I’ll probably do a longer piece on this later, but Ron Brownstein goes inside the exit polls to glean the coming political realignment. One thing I’ll note right off the bat is that John McCain must search for his votes among the elderly and non-college educated whites. This is the same coalition that is giving Hillary Clinton her votes, although her advantage with these groups has slipped as Obama’s success and name recognition have grown.
Obama is pulling off something that college educated white liberals have been waiting for since 1968. He has built a coalition of blacks and whites making over $100,000 a year. White liberals are sometimes called the ‘wine track’ to distinguish them from the lower educated and heavily unionized ‘beer track’ white Democrat.
The beer track Democrat has been coveted by Hubert Humphrey, George Wallace, Ronald Reagan, Walter Mondale, and Bill Clinton. Wine track Democrats have gravitated toward Eugene McCarty, George McGovern, Teddy Kennedy, Gary Hart, Paul Tsongas, Bill Bradley, and Howard Dean. In other words, wine track Democrats have a long record of high passion combined with electoral disappointment. The Volvo driving, latte-drinking, English majors that typify the white liberal bloc have never been able to put together a coalition strong enough to take on the Republicans.
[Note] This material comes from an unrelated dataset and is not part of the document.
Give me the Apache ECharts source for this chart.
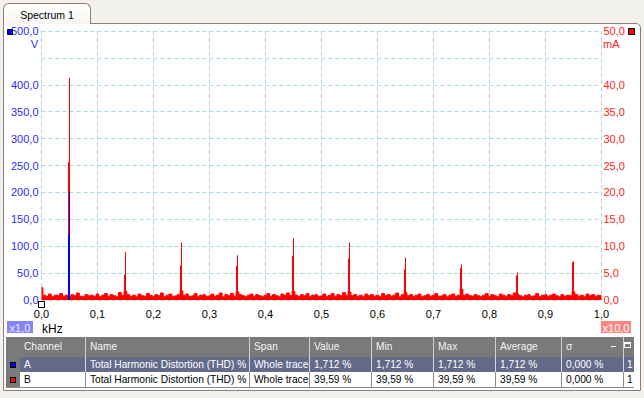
<!DOCTYPE html>
<html><head><meta charset="utf-8">
<script src="https://cdn.jsdelivr.net/npm/echarts@6/dist/echarts.min.js"></script>
<style>
html,body{margin:0;padding:0;background:#f3f1ed;width:644px;height:398px;overflow:hidden;font-family:"Liberation Sans",Arial,sans-serif;}
#tab{position:absolute;left:3px;top:3px;width:88px;height:21px;border:1px solid #8d7f76;border-bottom:none;border-radius:6px 6px 0 0;background:linear-gradient(#ffffff,#f7f6f4);font-size:10.5px;line-height:22px;text-align:center;color:#000;z-index:2;box-sizing:border-box;}
#panel{position:absolute;left:3px;top:23px;width:638px;height:368px;border:1px solid #8d7f76;border-radius:0 5px 0 0;background:#fff;box-sizing:border-box;z-index:0;}
#chart{position:absolute;left:0;top:0;width:644px;height:398px;z-index:1;}
#table{position:absolute;left:0;top:0;z-index:3;}
.cell{position:absolute;box-sizing:border-box;font-size:10.2px;white-space:nowrap;overflow:hidden;padding-left:4px;}
</style></head>
<body>
<div id="panel"></div>
<div id="tab">Spectrum 1</div>
<div id="chart"></div>
<div id="table"></div>
<script>
// ---------------- data ----------------
const freqStep = 0.005;          // kHz between drawn noise-floor bins
const binWidth = 0.00179;        // kHz, FFT bin spacing (pair of bins at each harmonic)
const hiddenLeftTick = 450;      // tick label replaced by the unit "V"
const hiddenRightTick = 45;      // tick label replaced by the unit "mA"
// Channel B (mA) noise floor, bins from 0 to 1 kHz
const noiseB = [
 2.3,0.9,0.7,1.1,0.6,0.9,0.8,1.2,0.7,0.9,
 0.6,1.0,0.8,1.3,0.7,0.6,1.0,0.8,0.9,0.7,
 1.1,0.6,0.9,1.2,0.7,1.0,0.8,0.6,1.4,0.9,
 1.6,1.0,0.7,0.9,0.6,1.1,0.8,0.7,1.2,0.9,
 0.7,1.0,0.8,1.3,0.6,0.9,1.1,0.7,0.8,1.0,
 1.7,0.9,1.1,0.7,0.8,1.2,0.6,0.9,1.0,0.7,
 0.8,1.1,0.7,0.9,1.3,0.6,1.0,0.8,1.2,0.7,
 1.5,1.0,0.8,0.6,0.9,1.1,0.7,1.0,0.8,0.6,
 0.9,1.2,0.7,1.0,0.8,0.6,1.1,0.9,1.3,0.8,
 1.6,0.9,0.7,1.0,0.8,1.2,0.6,0.9,1.0,0.7,
 0.8,1.1,0.6,0.9,1.2,0.7,1.0,0.8,1.4,0.9,
 1.5,0.8,1.0,0.7,0.9,0.6,1.1,0.8,1.0,0.7,
 0.9,0.6,1.2,0.8,1.0,0.7,0.9,1.3,0.6,1.0,
 1.4,0.8,1.0,0.7,0.9,1.1,0.6,0.8,1.0,0.7,
 0.9,1.2,0.7,0.8,1.0,0.6,0.9,1.1,0.7,0.9,
 2.0,0.9,1.1,0.8,0.7,1.0,0.8,0.6,0.9,1.2,
 0.7,1.0,0.8,0.6,1.1,0.9,0.7,1.0,0.8,1.3,
 1.1,0.8,0.6,0.9,1.0,0.7,0.8,1.2,0.6,0.9,
 1.0,0.7,0.9,1.1,0.8,0.6,1.0,0.7,0.9,0.8,
 1.5,1.0,0.7,0.9,0.6,1.1,0.8,1.0,0.7,0.9,
 0.8
];
// Harmonic peaks of channel B (mA): lower bin and peak bin
const harmonicFreqs = [0.05, 0.15, 0.25, 0.35, 0.45, 0.55, 0.65, 0.75, 0.85, 0.95];
const harmonicBLow  = [25.6, 4.7, 6.4, 6.3, 8.2, 7.7, 5.7, 5.9, 4.6, 7.0];
const harmonicBPeak = [41.3, 8.9, 10.7, 8.3, 11.5, 10.7, 7.9, 6.6, 5.1, 7.2];
// Channel A (V): fundamental only
const fundamentalAFreq = 0.05;
const fundamentalALow = 121;
const fundamentalAPeak = 201;

// table
const tableHeader = ['Channel', 'Name', 'Span', 'Value', 'Min', 'Max', 'Average', 'σ', ''];
const rowA = ['A', 'Total Harmonic Distortion (THD) %', 'Whole trace', '1,712 %', '1,712 %', '1,712 %', '1,712 %', '0,000 %', '1'];
const rowB = ['B', 'Total Harmonic Distortion (THD) %', 'Whole trace', '39,59 %', '39,59 %', '39,59 %', '39,59 %', '0,000 %', '1'];

// ---------------- chart ----------------
const fmt = v => v.toFixed(1).replace('.', ',');
const FONT = '"Liberation Sans", Arial, sans-serif';
const noiseData = noiseB.map((v, i) => [+(i * freqStep).toFixed(4), v]);
const redBars = [];
harmonicFreqs.forEach((f, i) => {
  redBars.push([f - binWidth, harmonicBLow[i]]);
  redBars.push([f, harmonicBPeak[i]]);
});
const blueBars = [[fundamentalAFreq - binWidth, fundamentalALow], [fundamentalAFreq, fundamentalAPeak]];

function binRenderer(color) {
  return function (params, api) {
    const top = api.coord([api.value(0), api.value(1)]);
    const base = api.coord([api.value(0), 0]);
    const x = Math.floor(top[0]);
    return {type: 'rect', shape: {x: x, y: top[1], width: 1, height: base[1] - top[1]},
            style: {fill: color, stroke: null}};
  };
}

const chart = echarts.init(document.getElementById('chart'), null, {renderer: 'svg'});
const grid = '#a8d6e4';
chart.setOption({
  animation: false,
  backgroundColor: 'transparent',
  grid: {left: 41.5, right: 42.5, top: 31, bottom: 98, containLabel: false, outerBoundsMode: 'none'},
  xAxis: {
    type: 'value', min: 0, max: 1, interval: 0.1,
    axisLine: {show: false}, axisTick: {show: false},
    axisLabel: {color: '#000', fontSize: 11, fontFamily: FONT, margin: 8, formatter: fmt},
    splitLine: {show: true, lineStyle: {color: grid, type: [4, 3], width: 1}}
  },
  yAxis: [
    {type: 'value', min: 0, max: 500, interval: 50, position: 'left',
     axisLine: {show: false}, axisTick: {show: false},
     axisLabel: {color: '#2a2aff', fontSize: 11, fontFamily: FONT, margin: 3,
                 formatter: v => v === hiddenLeftTick ? '' : fmt(v)},
     splitLine: {show: true, lineStyle: {color: grid, type: [4, 3], width: 1}}},
    {type: 'value', min: 0, max: 50, interval: 5, position: 'right',
     axisLine: {show: false}, axisTick: {show: false},
     axisLabel: {color: '#ff2222', fontSize: 11, fontFamily: FONT, margin: 2,
                 formatter: v => v === hiddenRightTick ? '' : fmt(v)},
     splitLine: {show: false}}
  ],
  series: [
    {type: 'line', name: 'B noise', yAxisIndex: 1, data: noiseData, step: 'middle',
     symbol: 'none', lineStyle: {color: '#ff0000', width: 1}, areaStyle: {color: '#ff0000', opacity: 1}, z: 2},
    {type: 'custom', name: 'B', yAxisIndex: 1, data: redBars, renderItem: binRenderer('#ff0000'), z: 3},
    {type: 'custom', name: 'A', yAxisIndex: 0, data: blueBars, renderItem: binRenderer('#0000ff'), z: 4}
  ],
  graphic: [
    {type: 'text', z: 10, style: {x: 38, y: 44, text: 'V', fill: '#2a2aff', font: '11px ' + FONT, textAlign: 'right', align: 'right', textVerticalAlign: 'middle', verticalAlign: 'middle'}},
    {type: 'text', z: 10, style: {x: 603, y: 44, text: 'mA', fill: '#ff2222', font: '11px ' + FONT, textAlign: 'left', align: 'left', textVerticalAlign: 'middle', verticalAlign: 'middle'}},
    {type: 'rect', z: 10, shape: {x: 7.5, y: 29.5, width: 5, height: 5}, style: {fill: '#0000ff', stroke: '#000', lineWidth: 1}},
    {type: 'rect', z: 10, shape: {x: 628.5, y: 28.5, width: 6, height: 6}, style: {fill: '#ff0000', stroke: '#000', lineWidth: 1}},
    {type: 'rect', z: 10, shape: {x: 38.5, y: 301.5, width: 6, height: 6}, style: {fill: '#fff', stroke: '#000', lineWidth: 1}},
    {type: 'rect', z: 10, shape: {x: 7, y: 321, width: 26, height: 12}, style: {fill: '#8484ff'}},
    {type: 'text', z: 11, style: {x: 20, y: 327.5, text: 'x1,0', fill: '#ececff', font: '11px ' + FONT, textAlign: 'center', align: 'center', textVerticalAlign: 'middle', verticalAlign: 'middle'}},
    {type: 'rect', z: 10, shape: {x: 601, y: 321, width: 30, height: 12}, style: {fill: '#ff8585'}},
    {type: 'text', z: 11, style: {x: 616, y: 327.5, text: 'x10,0', fill: '#ffffff', font: '11px ' + FONT, textAlign: 'center', align: 'center', textVerticalAlign: 'middle', verticalAlign: 'middle'}},
    {type: 'text', z: 10, style: {x: 42, y: 328.5, text: 'kHz', fill: '#000', font: '12px ' + FONT, textAlign: 'left', align: 'left', textVerticalAlign: 'middle', verticalAlign: 'middle'}}
  ]
});

// ---------------- table ----------------
const colX = [20, 85, 249, 309, 371, 433, 495, 561, 623, 634];
const rowsY = [[337, 20], [357, 15], [372, 16]];
const tbl = document.getElementById('table');
function cell(x, y, w, h, text, bg, color, sep) {
  const d = document.createElement('div');
  d.className = 'cell';
  d.style.left = x + 'px'; d.style.top = y + 'px';
  d.style.width = w + 'px'; d.style.height = h + 'px';
  d.style.lineHeight = h + 'px';
  d.style.background = bg; d.style.color = color;
  if (sep) d.style.borderLeft = '1px solid ' + sep;
  d.textContent = text;
  tbl.appendChild(d);
  return d;
}
cell(6, 337, 14, 51, '', '#7a7a7a', '#fff', null);
const rowsData = [tableHeader, rowA, rowB];
const styles = [
  {bg: '#7a7a7a', color: '#f4f4f4', sep: '#d0d0d0'},
  {bg: '#646b8a', color: '#ffffff', sep: '#d8d8e0'},
  {bg: '#ffffff', color: '#000000', sep: '#8a8a8a'}
];
rowsData.forEach((row, r) => {
  const [y, h] = rowsY[r];
  row.forEach((t, c) => {
    const x = colX[c], w = colX[c + 1] - colX[c];
    const d = cell(x, y, w, h, t, styles[r].bg, styles[r].color, c > 0 ? styles[r].sep : null);
    if (c === 8) d.style.paddingLeft = '3px';
  });
});
cell(6, 387, 628, 1, '', '#8a8a8a', '#000', null);
[['#0000ff', 362], ['#ff0000', 377]].forEach(([col, y]) => {
  const s = document.createElement('div');
  s.style.cssText = 'position:absolute;left:10px;top:' + y + 'px;width:6px;height:6px;box-sizing:border-box;border:1px solid #000;background:' + col + ';';
  tbl.appendChild(s);
});
const minus = document.createElement('div');
minus.style.cssText = 'position:absolute;left:611px;top:346px;width:5px;height:1px;background:#fff;';
tbl.appendChild(minus);
const box = document.createElement('div');
box.style.cssText = 'position:absolute;left:624px;top:342px;width:7px;height:6px;box-sizing:border-box;border:1px solid #fff;border-top-width:2px;';
tbl.appendChild(box);
</script>
</body></html>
Barack Obama has changed this.
However, just as many blacks are shocked at the rise of Obama because they never pictured it happening quite like this, white liberals are somewhat shocked by how Obama is pulling this off. Particularly in the face of the Bush presidency, where white liberals and white liberal values have been under such withering assault, there is a thirst for hard partisanship. And that is not what Obama is providing. Instead, he is deconstructing the old coalitions with a velvet glove.
Our experience is one of one failure after another, as our leaders have been taken apart by the press and a fire-breathing Republican wurlitzer. Look around and you’ll see a clear trend. The older the Democrat (regardless of race) the less likely they are to believe that a black man can become president. The older they are, the less likely they are to believe that we can win with a message of unity and hope. The older they are the more likely that are to believe that we can only win with the kind of bare-knuckles amoral approach favored by the Clintons. Some might call it the victory of experience over hope.
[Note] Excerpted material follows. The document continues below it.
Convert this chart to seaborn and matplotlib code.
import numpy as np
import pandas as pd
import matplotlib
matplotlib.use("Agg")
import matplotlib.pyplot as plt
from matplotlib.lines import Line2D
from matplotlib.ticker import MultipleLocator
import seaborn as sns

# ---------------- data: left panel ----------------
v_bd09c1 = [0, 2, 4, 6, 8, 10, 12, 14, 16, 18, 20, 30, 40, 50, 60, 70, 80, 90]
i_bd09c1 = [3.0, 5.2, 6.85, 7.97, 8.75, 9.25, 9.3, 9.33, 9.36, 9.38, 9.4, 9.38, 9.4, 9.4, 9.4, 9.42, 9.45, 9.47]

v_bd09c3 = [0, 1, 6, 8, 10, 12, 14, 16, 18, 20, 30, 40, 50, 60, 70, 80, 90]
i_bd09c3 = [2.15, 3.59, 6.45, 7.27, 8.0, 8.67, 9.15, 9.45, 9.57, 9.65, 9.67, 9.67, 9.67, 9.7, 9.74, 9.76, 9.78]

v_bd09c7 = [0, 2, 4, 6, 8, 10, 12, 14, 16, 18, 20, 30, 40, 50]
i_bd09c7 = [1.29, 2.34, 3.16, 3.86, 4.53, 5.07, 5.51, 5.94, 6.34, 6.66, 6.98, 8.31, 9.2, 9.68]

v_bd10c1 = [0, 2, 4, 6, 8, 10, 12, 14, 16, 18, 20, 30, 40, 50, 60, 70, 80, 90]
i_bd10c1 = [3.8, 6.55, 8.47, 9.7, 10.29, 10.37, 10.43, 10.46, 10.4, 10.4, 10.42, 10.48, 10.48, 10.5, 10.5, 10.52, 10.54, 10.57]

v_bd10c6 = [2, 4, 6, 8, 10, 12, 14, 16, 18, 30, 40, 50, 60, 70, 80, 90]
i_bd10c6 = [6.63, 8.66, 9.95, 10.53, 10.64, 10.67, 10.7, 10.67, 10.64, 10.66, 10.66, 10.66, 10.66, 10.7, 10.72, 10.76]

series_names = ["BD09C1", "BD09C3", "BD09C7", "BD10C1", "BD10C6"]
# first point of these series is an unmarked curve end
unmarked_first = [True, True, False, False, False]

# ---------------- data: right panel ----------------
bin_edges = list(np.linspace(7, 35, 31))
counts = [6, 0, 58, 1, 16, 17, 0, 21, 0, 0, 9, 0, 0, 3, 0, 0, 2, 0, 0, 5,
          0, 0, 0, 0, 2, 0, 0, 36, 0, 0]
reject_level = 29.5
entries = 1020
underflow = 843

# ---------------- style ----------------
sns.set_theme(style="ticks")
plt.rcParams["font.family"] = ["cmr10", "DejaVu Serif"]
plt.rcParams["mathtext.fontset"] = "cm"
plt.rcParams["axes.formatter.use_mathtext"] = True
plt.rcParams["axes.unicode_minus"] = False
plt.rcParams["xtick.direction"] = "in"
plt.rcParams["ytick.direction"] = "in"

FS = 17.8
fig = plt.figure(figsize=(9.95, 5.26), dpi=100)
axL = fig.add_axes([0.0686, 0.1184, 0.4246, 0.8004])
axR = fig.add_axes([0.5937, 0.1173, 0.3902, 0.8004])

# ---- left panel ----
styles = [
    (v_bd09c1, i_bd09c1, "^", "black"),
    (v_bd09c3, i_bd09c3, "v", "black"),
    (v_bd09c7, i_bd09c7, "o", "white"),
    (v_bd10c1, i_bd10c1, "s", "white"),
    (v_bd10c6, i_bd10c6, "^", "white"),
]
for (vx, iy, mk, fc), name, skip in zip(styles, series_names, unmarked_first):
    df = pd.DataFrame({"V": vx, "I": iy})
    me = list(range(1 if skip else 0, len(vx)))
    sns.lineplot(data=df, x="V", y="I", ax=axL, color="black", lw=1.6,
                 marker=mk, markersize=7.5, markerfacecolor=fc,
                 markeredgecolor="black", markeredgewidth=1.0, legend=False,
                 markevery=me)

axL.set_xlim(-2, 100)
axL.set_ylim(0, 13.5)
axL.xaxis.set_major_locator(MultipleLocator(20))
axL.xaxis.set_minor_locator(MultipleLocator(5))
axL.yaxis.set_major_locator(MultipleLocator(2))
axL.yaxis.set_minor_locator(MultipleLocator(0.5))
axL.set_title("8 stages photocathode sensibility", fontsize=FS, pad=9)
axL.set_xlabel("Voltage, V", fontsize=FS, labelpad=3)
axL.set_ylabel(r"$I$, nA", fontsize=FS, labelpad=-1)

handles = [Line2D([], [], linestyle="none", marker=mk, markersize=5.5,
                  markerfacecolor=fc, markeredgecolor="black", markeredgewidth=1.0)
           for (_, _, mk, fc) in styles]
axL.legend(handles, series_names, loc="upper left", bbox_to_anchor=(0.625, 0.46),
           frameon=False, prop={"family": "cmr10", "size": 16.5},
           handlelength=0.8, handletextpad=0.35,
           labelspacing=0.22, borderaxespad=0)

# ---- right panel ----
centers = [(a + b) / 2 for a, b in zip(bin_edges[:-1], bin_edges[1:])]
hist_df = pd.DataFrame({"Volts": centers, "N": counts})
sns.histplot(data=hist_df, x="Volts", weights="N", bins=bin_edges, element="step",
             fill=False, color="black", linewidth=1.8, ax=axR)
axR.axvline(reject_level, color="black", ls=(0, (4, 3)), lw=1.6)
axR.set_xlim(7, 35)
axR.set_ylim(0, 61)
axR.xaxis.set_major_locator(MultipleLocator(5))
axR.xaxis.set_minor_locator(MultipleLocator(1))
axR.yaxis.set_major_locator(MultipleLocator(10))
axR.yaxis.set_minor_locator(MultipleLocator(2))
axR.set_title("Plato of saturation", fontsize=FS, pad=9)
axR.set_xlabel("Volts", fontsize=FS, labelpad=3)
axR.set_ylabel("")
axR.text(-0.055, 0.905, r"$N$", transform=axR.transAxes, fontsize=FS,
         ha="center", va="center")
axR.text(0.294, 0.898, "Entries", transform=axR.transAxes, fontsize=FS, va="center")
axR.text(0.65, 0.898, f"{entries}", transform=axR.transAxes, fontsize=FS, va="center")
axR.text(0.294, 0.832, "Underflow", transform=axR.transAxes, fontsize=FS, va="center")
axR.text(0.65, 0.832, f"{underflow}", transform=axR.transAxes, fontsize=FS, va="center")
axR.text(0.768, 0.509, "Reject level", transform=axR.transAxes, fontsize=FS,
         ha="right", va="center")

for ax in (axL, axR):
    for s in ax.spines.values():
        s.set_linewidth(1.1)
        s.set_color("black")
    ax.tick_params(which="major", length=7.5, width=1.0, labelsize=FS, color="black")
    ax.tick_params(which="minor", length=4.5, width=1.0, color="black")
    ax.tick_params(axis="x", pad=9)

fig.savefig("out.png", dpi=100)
But a look at the internals of the exit polls helps explain both why Obama is succeeding (and will succeed) and why demographic changes favor this new ‘wine track’ governing coalition in the future. Another leader that lacks Obama’s special political gifts and strong support in the black community might have a harder time holding this coalition together. But the trends favor the party that appeals to the ‘creative class’ and the black/latino voter.
And Bush is the reason why.
In 2000, under-30 voters split about evenly between Bush and Gore, according to exit polls. In 2004, they preferred Kerry over Bush by 54 percent to 45 percent. In the 2006 House elections, they backed Democrats by 60 percent to 38 percent. In a race between Obama, 46, and McCain, 71, even many Republicans wouldn’t be surprised to see that wide a gap among the young.
“If you look at Ronald Reagan and how he performed among youth, he created a generation of Republicans that was able to sustain itself,” Dowd says. “Well, what Bush has done in his presidency is almost the opposite: He has won elections and lost a generation. Now this generation is emerging, and if Democrats end up winning this election, and then govern in a way that gives people a sense that it is a new politics, they will have a generation. It will be the reverse of Reagan.”
This is the victory that has eluded the white liberal since the death of RFK. When you add to it that it is the victory that the black community could scarcely dare to dream about, it will be so deeply satisfying. And…when this all comes off, it will greatly benefit the beer track Democrat…perhaps it will benefit them most of all. And that’s something we’ve been trying to convince them of ever since they started drifting away to Reagan and Wallace.